Reading to and engaging with your children now leads to their future career and personal success, Kendle said.

“What is so important is for parents to understand that learning begins at birth and we are preparing children for a world that they know nothing about,” she added, saying jobs were no longer about “brawn” but about “brain.”

In a visit to a ketchup manufacturing plant, Kendle reported she saw only a dozen people while the rest of the work was done by machines.

“Robotics, engineering, technology is what’s driving manufacturing,” she said. “And while we are working hard to bring manufacturing jobs back to this country, they won’t be manufacturing jobs that employ hundreds and thousands of people in the way they did in the 1950s.”

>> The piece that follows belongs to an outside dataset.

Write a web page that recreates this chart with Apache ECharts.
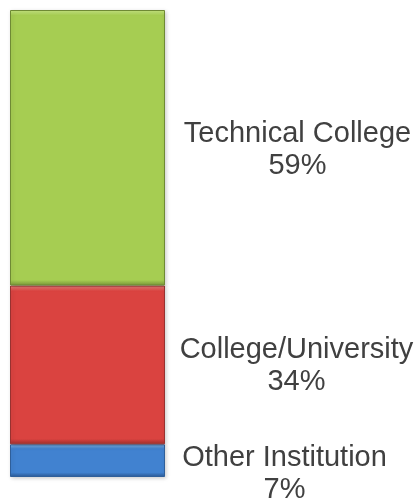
<!DOCTYPE html>
<html><head><meta charset="utf-8">
<script src="https://cdn.jsdelivr.net/npm/echarts@6/dist/echarts.min.js"></script>
<style>html,body{margin:0;padding:0;background:#fff}#c{width:419px;height:499px}</style>
</head><body><div id="c"></div>
<script>
const names = ['Other Institution', 'College/University', 'Technical College'];
const values = [7, 34, 59];
const category = ['Institution'];

const styles = [
  {light:'#86bdf2', mid:'#4182d0', dark:'#2b5a96', border:'#2f5f9a', bev:0.14, off:[197, 13]},
  {light:'#f58783', mid:'#da4340', dark:'#a2302e', border:'#983230', bev:0.035, off:[209, 1]},
  {light:'#c8e882', mid:'#a6cd52', dark:'#7a983a', border:'#6f8a34', bev:0.02, off:[210, 2]}
];

const chart = echarts.init(document.getElementById('c'), null, {renderer:'canvas'});
chart.setOption({
  animation:false,
  grid:{left:10, right:254, top:10, bottom:22},
  xAxis:{type:'category', data:category, show:false},
  yAxis:{type:'value', min:0, max:100, show:false},
  series: names.map((n,i)=>({
    name:n, type:'bar', stack:'s', barWidth:'100%',
    data:[values[i]],
    itemStyle:{
      borderColor:styles[i].border, borderWidth:1,
      shadowColor:'rgba(0,0,0,0.18)', shadowBlur:4, shadowOffsetX:1, shadowOffsetY:1,
      color:{type:'linear', x:0,y:0,x2:0,y2:1, colorStops:[
        {offset:0, color:styles[i].light},
        {offset:styles[i].bev, color:styles[i].mid},
        {offset:1-styles[i].bev, color:styles[i].mid},
        {offset:1, color:styles[i].dark}
      ]}
    },
    label:{
      show:true, position:'inside', offset:styles[i].off,
      formatter: p => n + '\n' + values[i] + '%',
      color:'#404040', fontFamily:'Liberation Sans, Arial, sans-serif',
      fontSize:29, lineHeight:32, align:'center'
    }
  }))
});
</script></body></html>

United Way is asking for the community’s help in donating money or books to its efforts of supplying summer reading material to 600 rising kindergarten students. Before May 16, people can donate $10 to purchase five books, or donate gently used or new books directly to the United Way headquarters at 527 Oak St.

Business leaders are being asked to share the information about reading just 15 minutes a day to their children, as well.

“This is more than a campaign or an initiative,” said Tracy Vardeman with Northeast Georgia Health System. “It’s really a cultural transformation.

“At Northeast Georgia Health System, we’ve been thinking about this and we feel like there’s many ways we can step up and help,” she added. “We are one of Hall County’s largest employers and we can start with our own.”

In addition to disseminating information among employees, she said almost 4,000 babies are delivered in the Northeast Georgia Health System annually.

“What better time to deliver that message and help them, empower them with tools?” Vardeman asked. “We don’t have all of the strategies mapped out, but there’s just so much opportunity to make a difference. We’re going to have our eye on what we can do.”

Ultimately, engaging and interacting with the child is up to the parent, but as Islas pointed out, sometimes all an adult needs is a little push in the right direction.

“Encourage us to grow, and to grow with our kids,” Islas said. “I ask you to support this program because it’s very important that our parents can learn to teach and support our children.”